Our proposal was to drop the idea of one ‘official’ incarnation of the mascot, and instead create a set of characteristics which can be re-interpreted by a person, manufacturer etc. A mascot has to exist in a variety of media: as a cartoon, a 3D videogame character, a stuffed animal, a wind-up plastic toy. Many of these different incarnations are regarded less faithful representations of an artist’s original drawing on paper, even more so when we move away from the officially sanctioned merchandise and into fake products and children’s interpretations of the first drawing. We wanted this mascot to embrace what gets lost in translation, and to validate all its possible permutations as equally legitimate incarnations of the mascot. The idea was inspired by two pre-existing personas: Firstly, Mario, a well known computer games character, and secondly, the character Aviva from Todd Solondz’ film Palindromes

Mario’s conception was particularly of interest: his Italian heritage and occupation as a plumber came about through the constraints of the 8-bit NES and Famicom consoles. With the limited pixels and colors of arcade technology at the time the games’ programmers could not animate Mario’s movement without making his arms ‘disappear’. Making his shirt a solid color and giving him overalls fixed this. They also did not have the space to give him a mouth or ears, and they could not animate hair, which resulted in Mario getting a moustache, sideburns, and a cap to bypass these problems.
(Wikipedia: Mario)

After 25 years of his introduction into popular culture, Mario’s red overalls, cap, and mustache have taken many manifestations. Similarly, in the film Palindromes, the main character Aviva is played by four separate actresses during the course of the movie. What links these actresses together aside from their name, is the clothing that they wear: a blue and white stripy top, and a pair of dark navy bell bottom jeans.

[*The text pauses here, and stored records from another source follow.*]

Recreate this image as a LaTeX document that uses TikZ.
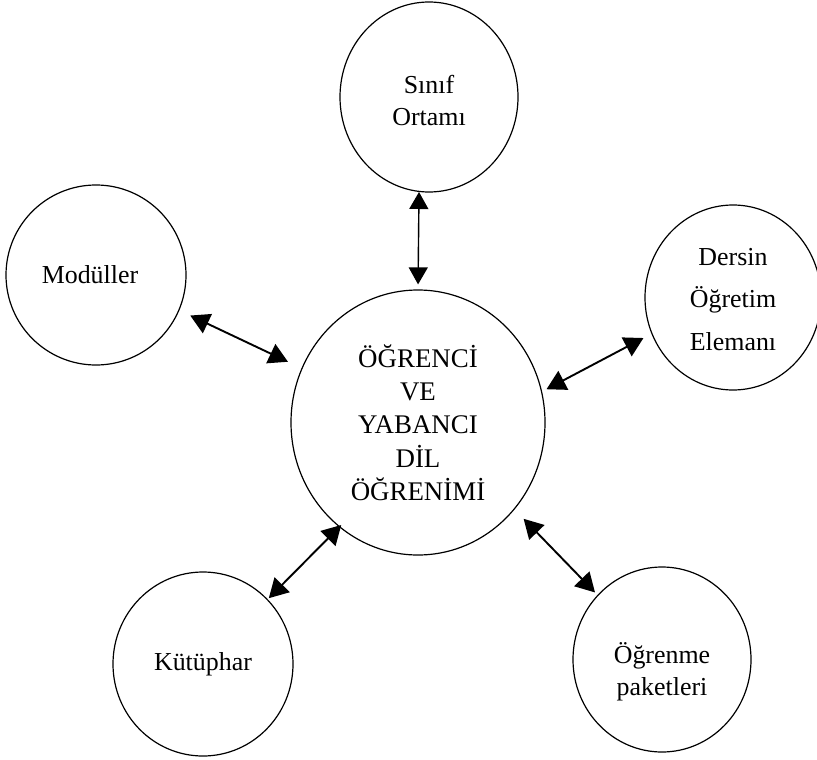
\documentclass[tikz,border=0pt]{standalone}
\usepackage{fontspec}
\setmainfont{Liberation Serif}
\usetikzlibrary{shapes.geometric,arrows.meta}
\newcommand\mylower[2]{\raisebox{-#1}[0pt][0pt]{\begin{tabular}{@{}c@{}}#2\end{tabular}}}
\begin{document}
\begin{tikzpicture}[x=1bp,y=-1bp,
  bubble/.style={ellipse,draw,line width=1.2bp,inner sep=0pt,align=center,
    font=\fontsize{26}{33}\selectfont},
  dbl/.style={line width=1.9bp,{Triangle[length=19bp,width=21bp]}-{Triangle[length=19bp,width=21bp]}}]
\useasboundingbox (0,0) rectangle (817,760);
\node[bubble,minimum width=254bp,minimum height=265bp,font=\fontsize{27}{33.5}\selectfont] (c) at (418,422.5)
  {ÖĞRENCİ\\VE\\YABANCI\\DİL\\ÖĞRENİMİ};
\node[bubble,minimum width=178bp,minimum height=190bp,font=\fontsize{26}{32}\selectfont] (s) at (429,97) {\mylower{12bp}{Sınıf\\Ortamı}};
\node[bubble,minimum width=180bp,minimum height=180bp] (m) at (96,275) {\hspace*{-6bp}Modüller\hspace*{6bp}};
\node[bubble,minimum width=176bp,minimum height=185bp,font=\fontsize{26}{43}\selectfont] (d) at (733,297.5) {\mylower{8bp}{Dersin\\Öğretim\\Elemanı}};
\node[bubble,minimum width=180bp,minimum height=184bp] (k) at (203,664) {Kütüphar};
\node[bubble,minimum width=178bp,minimum height=185bp,font=\fontsize{26}{32}\selectfont] (p) at (662,659.5) {\mylower{20bp}{Öğrenme\\paketleri}};
\draw[dbl,line width=1.4bp,{Triangle[length=17bp,width=19bp]}-{Triangle[length=17bp,width=19bp]},shorten >=5bp] (s.-96) -- (c.90);
\draw[dbl,shorten <=12bp,shorten >=15bp] (m.-23) -- (c.155.6);
\draw[dbl,shorten <=5bp,shorten >=9bp] (c.14.9) -- (d.-156.8);
\draw[dbl,shorten <=-3bp,shorten >=1.5bp] (c.-127.2) -- (k.45.4);
\draw[dbl,shorten <=13bp,shorten >=3.5bp] (c.-42.4) -- (p.135.2);
\end{tikzpicture}
\end{document}
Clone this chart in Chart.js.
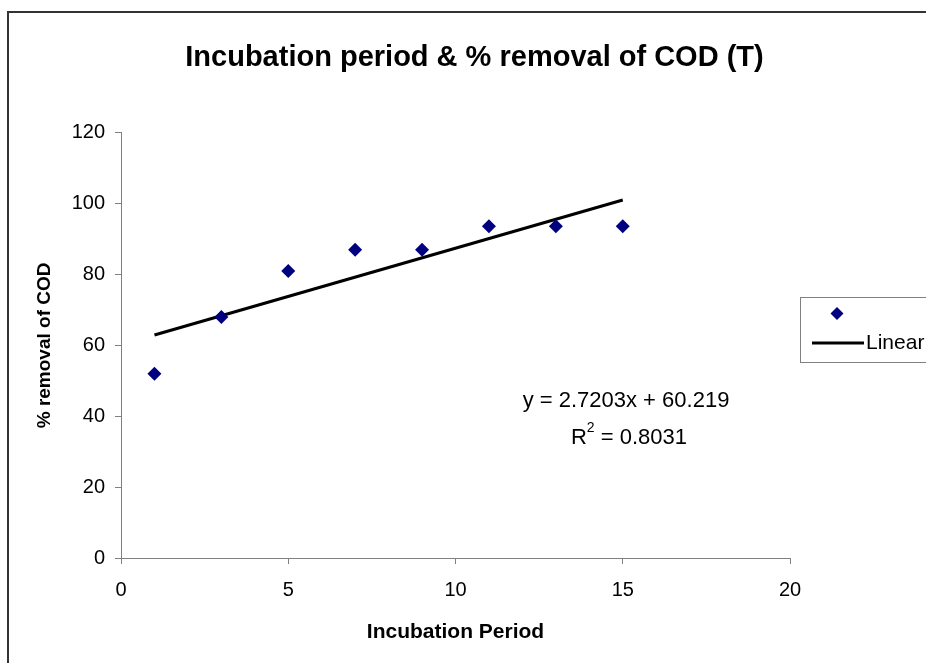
<!DOCTYPE html>
<html>
<head>
<meta charset="utf-8">
<script src="https://cdn.jsdelivr.net/npm/chart.js@4.4.1/dist/chart.umd.min.js"></script>
<style>
  html, body { margin: 0; padding: 0; background: #fff; overflow: hidden; }
  #wrap { position: relative; width: 926px; height: 663px; }
</style>
</head>
<body>
<div id="wrap"><canvas id="chart" width="926" height="663"></canvas></div>
<script>
// data
const incubation = [1, 3, 5, 7, 9, 11, 13, 15];
const codRemoval = [52, 68, 81, 87, 87, 93.6, 93.6, 93.6];
const trendX = [1, 15];
const trendY = [62.94, 101.02];
const xTicks = [0, 5, 10, 15, 20];
const yTicks = [0, 20, 40, 60, 80, 100, 120];
const equationText = 'y = 2.7203x + 60.219';
const rSquaredText = '= 0.8031';

const FONT = 'Arial, "Liberation Sans", sans-serif';
const AXIS_GREY = '#808080';
const NAVY = '#000080';

// frame, legend box and trend label (Excel style)
const excelDecor = {
    id: 'excelDecor',
    beforeDraw(chart) {
        const ctx = chart.ctx;
        ctx.save();
        ctx.fillStyle = '#fff';
        ctx.fillRect(0, 0, chart.width, chart.height);
        ctx.strokeStyle = '#333';
        ctx.lineWidth = 2;
        ctx.strokeRect(8, 12, 2000, 2000);
        ctx.restore();
    },
    afterDraw(chart) {
        const ctx = chart.ctx;
        ctx.save();

        // legend box, cut off by the right edge like the reference
        ctx.strokeStyle = AXIS_GREY;
        ctx.lineWidth = 1;
        ctx.strokeRect(800.5, 297.5, 300, 65);

        ctx.fillStyle = NAVY;
        ctx.beginPath();
        ctx.moveTo(837, 307);
        ctx.lineTo(843.5, 313.5);
        ctx.lineTo(837, 320);
        ctx.lineTo(830.5, 313.5);
        ctx.closePath();
        ctx.fill();

        ctx.strokeStyle = '#000';
        ctx.lineWidth = 3;
        ctx.beginPath();
        ctx.moveTo(812, 343);
        ctx.lineTo(864, 343);
        ctx.stroke();

        ctx.fillStyle = '#000';
        ctx.font = '21px ' + FONT;
        ctx.textBaseline = 'middle';
        ctx.textAlign = 'left';
        ctx.fillText('Linear', 866, 343);

        // trend equation
        ctx.font = '22px ' + FONT;
        ctx.textAlign = 'center';
        ctx.fillText(equationText, 626, 401);

        const rW = ctx.measureText('R').width;
        ctx.font = '14px ' + FONT;
        const supW = ctx.measureText('2').width;
        ctx.font = '22px ' + FONT;
        const restW = ctx.measureText(' ' + rSquaredText).width;
        const x = 629 - (rW + supW + restW) / 2;
        ctx.textAlign = 'left';
        ctx.fillText('R', x, 438);
        ctx.font = '14px ' + FONT;
        ctx.fillText('2', x + rW, 428);
        ctx.font = '22px ' + FONT;
        ctx.fillText(' ' + rSquaredText, x + rW + supW, 438);

        ctx.restore();
    }
};

new Chart(document.getElementById('chart'), {
    type: 'scatter',
    data: {
        datasets: [
            {
                label: '',
                data: incubation.map((x, i) => ({ x, y: codRemoval[i] })),
                pointStyle: 'rectRot',
                pointRadius: 7,
                pointHoverRadius: 7,
                backgroundColor: NAVY,
                borderColor: NAVY,
                borderWidth: 0,
                order: 1
            },
            {
                label: 'Linear',
                type: 'line',
                data: trendX.map((x, i) => ({ x, y: trendY[i] })),
                borderColor: '#000',
                borderWidth: 3,
                pointRadius: 0,
                fill: false,
                order: 2
            }
        ]
    },
    options: {
        responsive: false,
        animation: false,
        events: [],
        layout: { padding: { left: 23, right: 0, top: 0, bottom: 0 } },
        plugins: {
            legend: { display: false },
            tooltip: { enabled: false },
            title: {
                display: true,
                text: 'Incubation period & % removal of COD (T)',
                color: '#000',
                font: { family: FONT, size: 29, weight: 'bold' },
                padding: { top: 41, bottom: 57 }
            }
        },
        scales: {
            x: {
                type: 'linear',
                min: xTicks[0],
                max: xTicks[xTicks.length - 1],
                afterBuildTicks: s => { s.ticks = xTicks.map(v => ({ value: v })); },
                afterFit: s => { s.height = 105; },
                grid: { drawOnChartArea: false, drawTicks: true, tickLength: 6, color: AXIS_GREY },
                border: { display: true, color: AXIS_GREY, width: 1 },
                ticks: { color: '#000', padding: 14, font: { family: FONT, size: 20 } },
                title: {
                    display: true,
                    text: 'Incubation Period',
                    color: '#000',
                    font: { family: FONT, size: 21, weight: 'bold' },
                    padding: { top: 0, bottom: 18 }
                }
            },
            y: {
                type: 'linear',
                min: yTicks[0],
                max: yTicks[yTicks.length - 1],
                afterBuildTicks: s => { s.ticks = yTicks.map(v => ({ value: v })); },
                afterFit: s => { s.width = 98; },
                grid: { drawOnChartArea: false, drawTicks: true, tickLength: 6, color: AXIS_GREY },
                border: { display: true, color: AXIS_GREY, width: 1 },
                ticks: { color: '#000', padding: 10, font: { family: FONT, size: 20 } },
                title: {
                    display: true,
                    text: '% removal of COD',
                    color: '#000',
                    font: { family: FONT, size: 19, weight: 'bold' },
                    padding: { top: 10, bottom: 0 }
                }
            },
            // empty right-hand axis that keeps room for the legend
            yRight: {
                type: 'linear',
                position: 'right',
                display: true,
                afterFit: s => { s.width = 136; },
                grid: { display: false },
                border: { display: false },
                ticks: { display: false }
            }
        }
    },
    plugins: [excelDecor]
});
</script>
</body>
</html>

By establishing a set of distinctive characteristics — for example: a blue triangular hat, a yellow circular body, and black stick-like legs — the character can be executed in a variety of environments (a stuffed toy, a video game or a small stitched motif on a t-shirt), their appearance partly determined by the medium or technique it is rendered in, and the style of the artist executing it, yet they are all recognizable as one entity.

A proposal for the London 2012 Olympics mascot.